The Greek athlete attained victory by defeating Iranian competitor Iranian Mohammadian 6-5.

Once again, the Greek champion etched his name in history much as he did the previous year. At that time, he became the first Greek athlete to achieve the prestigious title of European champion in the Greco-Roman category at the U17 level.

Arionas Kolitsopoulos becomes Greco-Roman wrestling champion

Over the past several years, nearly two hundred wrestlers from Greece have strived to claim the coveted U17 World Championships gold medal. However, they were unable to achieve this goal.

Things changed when Arionas Kolitsopoulos emerged on the scene. He shattered barriers and made history by becoming the first Greek wrestler ever to secure a gold medal at the U17 world event.

Though six Greek wrestlers had previously clinched seven world titles across various age groups and styles, none had managed to achieve this feat at the U17 level. Kolitsopoulos also put an end to a 24-year-long drought for Greco-Roman world gold medals, a record that had been held by Theofanis Anagnostou since the 1999 U20 World Championships.

Surprisingly, just two months before this historic accomplishment, nobody would have expected the seventeen-year-old Kolitsopoulus to come so far. At the U17 European Championships in Tirana, Albania, he experienced an opening-round loss at the hands of Turkish wrestler Salih Yazici and ended up finishing eighteenth in the tournament. However, he showed incredible resilience and determination. He ultimately bounced back to achieve a remarkable victory on the world stage.

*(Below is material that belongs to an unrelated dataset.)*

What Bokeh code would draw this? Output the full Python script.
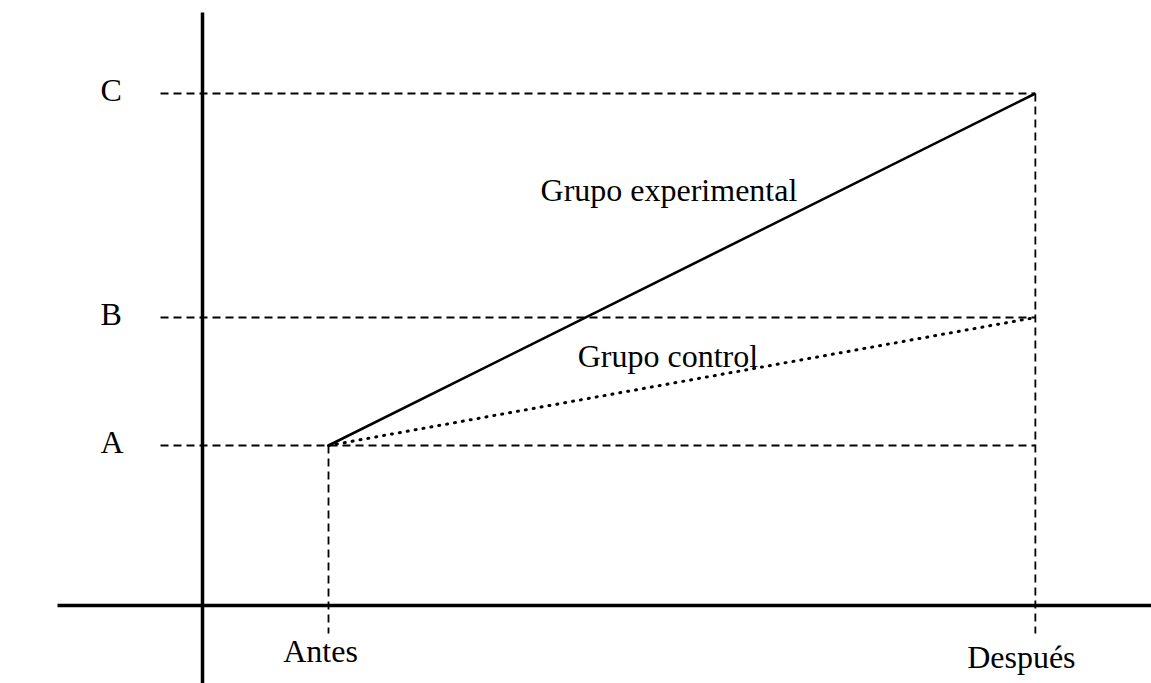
from bokeh.plotting import figure
from bokeh.models import Range1d
from bokeh.core.properties import value
from bokeh.embed import file_html
from bokeh.resources import INLINE

# ---- data ----
phases = ["Antes", "Después"]
phase_x = [1.0, 6.61]
levels = ["A", "B", "C"]
level_y = [1.0, 1.8, 3.2]
experimental = [1.0, 3.2]   # A -> C
control = [1.0, 1.8]        # A -> B
series_names = ["Grupo experimental", "Grupo control"]

# ---- figure geometry ----
W, H = 1151, 683
UX, UY = 126.0, 160.0          # pixels per data unit
X0_PX, Y0_PX = 202.0, 605.0    # canvas position of the origin
x_start, x_end = -X0_PX / UX, (W - X0_PX) / UX
y_start, y_end = -(H - Y0_PX) / UY, Y0_PX / UY

p = figure(width=W, height=H, output_backend="svg", toolbar_location=None,
           x_range=Range1d(x_start, x_end), y_range=Range1d(y_start, y_end),
           min_border=0, x_axis_location=None, y_axis_location=None)
p.grid.visible = False
p.outline_line_color = None
p.background_fill_color = "white"
p.border_fill_color = "white"

FONT = value("Liberation Serif")
black = "black"
DY = -12  # baseline correction

# axes lines
p.segment(x0=[0], y0=[y_start], x1=[0], y1=[y_end - 12 / UY], line_color=black, line_width=3.5)
p.segment(x0=[x_start + 57 / UX], y0=[0], x1=[x_end], y1=[0], line_color=black, line_width=3.5)

# horizontal dashed guides
guide_left = -42 / UX
p.segment(x0=[guide_left] * len(level_y), y0=level_y,
          x1=[phase_x[1]] * len(level_y), y1=level_y,
          line_color=black, line_width=1.8, line_dash="8 5")

# vertical dashed guides
drop = -28 / UY
p.segment(x0=phase_x, y0=[experimental[0], experimental[1]],
          x1=phase_x, y1=[drop, drop],
          line_color=black, line_width=1.8, line_dash="8 5")

# series lines
p.line(phase_x, experimental, line_color=black, line_width=2.6)
p.line(phase_x, control, line_color=black, line_width=3,
       line_dash="1 7", line_cap="round")

# level labels
p.text(x=[-102 / UX] * len(levels), y=level_y, text=levels,
       text_font=FONT, text_font_size="32px", text_color=black,
       text_align="left", text_baseline="alphabetic", y_offset=8 + DY)

# phase labels
p.text(x=[phase_x[0]], y=[0], text=[phases[0]], text_font=FONT,
       text_font_size="32px", text_color=black, text_align="center",
       text_baseline="alphabetic", x_offset=-8, y_offset=57 + DY)
p.text(x=[phase_x[1]], y=[0], text=[phases[1]], text_font=FONT,
       text_font_size="32px", text_color=black, text_align="center",
       text_baseline="alphabetic", x_offset=-14, y_offset=63 + DY)

# series labels, anchored at line midpoints
mx = (phase_x[0] + phase_x[1]) / 2
p.text(x=[mx], y=[(experimental[0] + experimental[1]) / 2], text=[series_names[0]],
       text_font=FONT, text_font_size="32px", text_color=black,
       text_align="center", text_baseline="alphabetic", x_offset=-13, y_offset=-68 + DY)
p.text(x=[mx], y=[(control[0] + control[1]) / 2], text=[series_names[1]],
       text_font=FONT, text_font_size="32px", text_color=black,
       text_align="center", text_baseline="alphabetic", x_offset=-14, y_offset=-14 + DY)

open("out.html", "w").write(file_html(p, INLINE))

“At the European Championships, I lost,” Kolitsopoulos said. “I was not ready. I got angry,” the young wrestler previously commented at the European Championships.

The competition

Kolitsopoulos embarked on his world championship journey on Tuesday. He showcased his prowess with impressive victories over Moldovan athlete Cristian Risca in the opening round, Korean wrestler Seongmin Jang in the pre-quarterfinals, and Dias Seitkalyev representing Kazakhstan in the quarterfinals. He even defeated the reigning U17 European champion Abdurakhman Abdulkadyrov in the semifinals.

Overcoming Abdulkadyrov in the semifinals was only one of the challenges on his path to becoming a champion. The following day on Wednesday, he faced a formidable opponent in Mohamadian, who managed to take the lead at one point in the final with a score of 5-3.

During the first period, Mohamadian found himself in a par terre position, and Kolitsopoulos capitalized on the opportunity, earning a 3-0 lead. However, Mohamadian quickly turned the tables, executing a reversal and a throw that earned him four points and put him ahead at 5-3 by the break.

“My plan was to be the aggressor from the start but it was only in the second par terre that I managed to win,” Kolitsopoulos reflected.

Mohamadian received a second passivity call in the second period. It is unusual for the same wrestler to be called passive consecutively. Nonetheless, this narrowed Mohamadian’s lead to 5-4. Seizing the opportunity, Kolitsopoulos executed another successful turn, taking a 6-5 lead with only thirty-seven seconds remaining on the clock. Despite Mohamadian’s efforts to find an opening, he couldn’t succeed. Thus, this resulted in a historic victory for the Greek wrestler.

The world champion’s reflections and his future plans

“I have dreamed it like [a] thousand times,” Kolitsopoulos said. “I am feeling great and I hope kids out there in Greece start training more to become like me or better.”

Arionas Kolitsopoulos looks up to Olympic and World Champion Mohammareza Gerari as his role model. His father, Alexios, a former Greco-Roman wrestler, who competed at the 2004 Athens Olympics, also serves as an inspiration for the young athlete and is his coach.

In Istanbul, during the U17 World Wrestling Championship, the Greek wrestler had the support of both of his parents, who cheered for him from the stands. Their encouragement meant a lot to him, as he aimed for victory in the tournament.

“The most important thing is the results at the senior level,” Kolitsopoulos explained. “So step by step. Maybe next year I will be ready for seniors. I am not ready now because it’s different power between senior and U17.”

“I made history because my father was a talent,” he added. “So I am talented but why not be better than him?”